Empirical Study of Near Ground Propagation in Forest Terrain for Internet-of-Things type Device-to-Device Communication

This paper presents continuous wave power measurements conducted in forest terrain with a focus on path-loss in a Device-to-Device (D2D) communication scenario. The measurements have been conducted at 917.5 MHz with measurement ranges extending to more than 2.5 kilometers using a purpose developed measurement system with a dynamic range of 180 dB. The impact of different antenna heights has been investigated by placing antennas at 1.5, 2.5 and 3.5 meters elevation over the terrain. The measurements showed that the antenna elevation in the given scenario did not have a significant impact on the received power. The measurements also showed that the dominant path of propagation is through the foliage for the first approximately 1000 meters where foliage excess loss is dominant in this region. After approximately 1000 meters the measured received power tend to follow the fourth-power law indicating that the excess loss due to foliage has to be limited.
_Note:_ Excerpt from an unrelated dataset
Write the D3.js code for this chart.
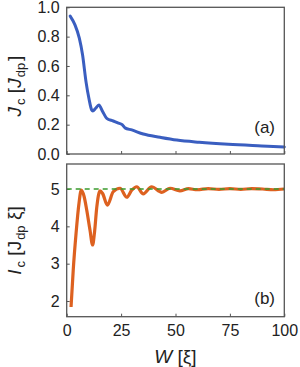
<!DOCTYPE html>
<html>
<head>
<meta charset="utf-8">
<script src="https://cdn.jsdelivr.net/npm/d3@7"></script>
<style>
	body { margin: 0; background: #fff; }
	svg { font-family: 'Liberation Sans', Arial, sans-serif; }
</style>
</head>
<body>
<svg width="300" height="367"></svg>
<script>
// panel (a): critical current density vs width
const wA = [1.6, 3.8, 5.8, 7.3, 8.9, 10.2, 11.5, 12.0, 13.2, 14.8, 16.5, 18.4, 21.4, 23.5, 25.5, 26.8, 29.9, 35.2, 42.9, 50.6, 60.9, 74.3, 89.6, 100];
const jA = [0.94, 0.88, 0.79, 0.675, 0.49, 0.38, 0.30, 0.293, 0.31, 0.334, 0.29, 0.243, 0.225, 0.212, 0.20, 0.178, 0.164, 0.136, 0.114, 0.095, 0.08, 0.066, 0.055, 0.048];

// panel (b): critical current vs width
const wB = [2.0, 3.0, 4.3, 5.65, 6.7, 8.0, 9.2, 10.7, 11.9, 12.8, 13.8, 15.3, 16.5, 18.7, 21.4, 24.5, 27.6, 29.9, 32.2, 35.2, 39.0, 43.7, 47.5, 52, 56, 60, 65, 70, 75, 80, 85, 90, 95, 100];
const iB = [1.84, 2.83, 3.81, 4.62, 4.97, 4.8, 4.44, 3.9, 3.5, 3.85, 4.5, 4.95, 4.88, 4.57, 4.93, 5.02, 4.78, 4.97, 5.06, 4.87, 5.06, 4.91, 5.02, 4.95, 5.01, 4.98, 5.01, 4.99, 5.01, 4.99, 5.01, 5.0, 4.98, 5.0];
const iRef = 5;

const xTicks = [0, 25, 50, 75, 100];
const yTicksA = [0, 0.2, 0.4, 0.6, 0.8, 1.0];
const yTicksB = [2, 3, 4, 5];

const svg = d3.select('svg');
const left = 66.7, right = 284.3;
const x = d3.scaleLinear().domain([0, 100]).range([left, right]);
const yA = d3.scaleLinear().domain([0, 1]).range([154, 7.3]);
const yB = d3.scaleLinear().domain([1.58, 5.67]).range([316.7, 164]);

const axisColor = '#555';
const textColor = '#222';

function frame(y) {
	const [y0, y1] = y.range();
	svg.append('rect')
		.attr('x', left).attr('y', y1)
		.attr('width', right - left).attr('height', y0 - y1)
		.attr('fill', 'none').attr('stroke', axisColor).attr('stroke-width', 1.3);
}

function axes(y, yTicks, fmt, showX) {
	const [y0] = y.range();
	const gx = svg.append('g')
		.attr('transform', `translate(0,${y0})`)
		.call(d3.axisBottom(x).tickValues(xTicks).tickSizeInner(-3).tickSizeOuter(0).tickPadding(8)
			.tickFormat(showX ? d3.format('d') : ''));
	const gy = svg.append('g')
		.attr('transform', `translate(${left},0)`)
		.call(d3.axisLeft(y).tickValues(yTicks).tickSizeInner(-3).tickSizeOuter(0).tickPadding(7).tickFormat(fmt));
	[gx, gy].forEach(g => {
		g.select('.domain').remove();
		g.selectAll('line').attr('stroke', axisColor);
		g.selectAll('text').attr('fill', textColor).attr('font-size', 16)
			.attr('font-family', "'Liberation Sans', Arial, sans-serif");
	});
}

const lineA = d3.line().x(d => x(d[0])).y(d => yA(d[1])).curve(d3.curveMonotoneX);
const lineB = d3.line().x(d => x(d[0])).y(d => yB(d[1])).curve(d3.curveMonotoneX);

// panel (a)
axes(yA, yTicksA, d3.format('.1f'), false);
svg.append('path')
	.datum(wA.map((w, i) => [w, jA[i]]))
	.attr('fill', 'none')
	.attr('stroke', '#3a5ec0')
	.attr('stroke-width', 3)
	.attr('stroke-linejoin', 'round')
	.attr('stroke-linecap', 'round')
	.attr('d', lineA);
frame(yA);

// panel (b)
axes(yB, yTicksB, d3.format('d'), true);
svg.append('path')
	.datum(wB.map((w, i) => [w, iB[i]]))
	.attr('fill', 'none')
	.attr('stroke', '#dd6120')
	.attr('stroke-width', 3.2)
	.attr('stroke-linejoin', 'round')
	.attr('d', lineB);
svg.append('line')
	.attr('x1', x(0)).attr('x2', x(100))
	.attr('y1', yB(iRef)).attr('y2', yB(iRef))
	.attr('stroke', '#3a9a2e').attr('stroke-width', 1.5)
	.attr('stroke-dasharray', '5,4');
frame(yB);

// panel letters
svg.append('text').attr('x', 275).attr('y', 133).attr('text-anchor', 'end')
	.attr('font-size', 17).attr('fill', textColor).text('(a)');
svg.append('text').attr('x', 275).attr('y', 304).attr('text-anchor', 'end')
	.attr('font-size', 17).attr('fill', textColor).text('(b)');

// axis titles
const ta = svg.append('text')
	.attr('transform', `translate(21,86) rotate(-90)`)
	.attr('text-anchor', 'middle').attr('font-size', 19).attr('fill', textColor);
ta.append('tspan').attr('font-style', 'italic').text('J');
ta.append('tspan').attr('font-size', 13).attr('dy', 4).attr('dx', 2).text('c');
ta.append('tspan').attr('dy', -4).text(' [');
ta.append('tspan').attr('font-style', 'italic').text('J');
ta.append('tspan').attr('font-size', 13).attr('dy', 4).attr('dx', 1).text('dp');
ta.append('tspan').attr('dy', -4).attr('dx', 2).text(']');

const tb = svg.append('text')
	.attr('transform', `translate(21,240.5) rotate(-90)`)
	.attr('text-anchor', 'middle').attr('font-size', 19).attr('fill', textColor);
tb.append('tspan').attr('font-style', 'italic').text('I');
tb.append('tspan').attr('font-size', 13).attr('dy', 4).attr('dx', 2).text('c');
tb.append('tspan').attr('dy', -4).text(' [J');
tb.append('tspan').attr('font-size', 13).attr('dy', 4).attr('dx', 1).text('dp');
tb.append('tspan').attr('dy', -4).text(' ξ]');

const tx = svg.append('text')
	.attr('x', x(50)).attr('y', 363)
	.attr('text-anchor', 'middle').attr('font-size', 19).attr('fill', textColor);
tx.append('tspan').attr('font-style', 'italic').text('W');
tx.append('tspan').text(' [ξ]');
</script>
</body>
</html>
The measurement results have been compared to models proposed in the literature based on empirical data, as well as models proposed by ITU and COST. The comparison showed that only two models predicted the limit in foliage excess loss in the measurement data observed. By applying these excess loss models in combination with path-loss models it was possible to model the measured total path-loss with an RMS error of less than 10 dB. This was achieved by either applying a model proposed by Tewari or a combination between the two-ray path-loss model and the ITU-R P.2108 clutter loss model.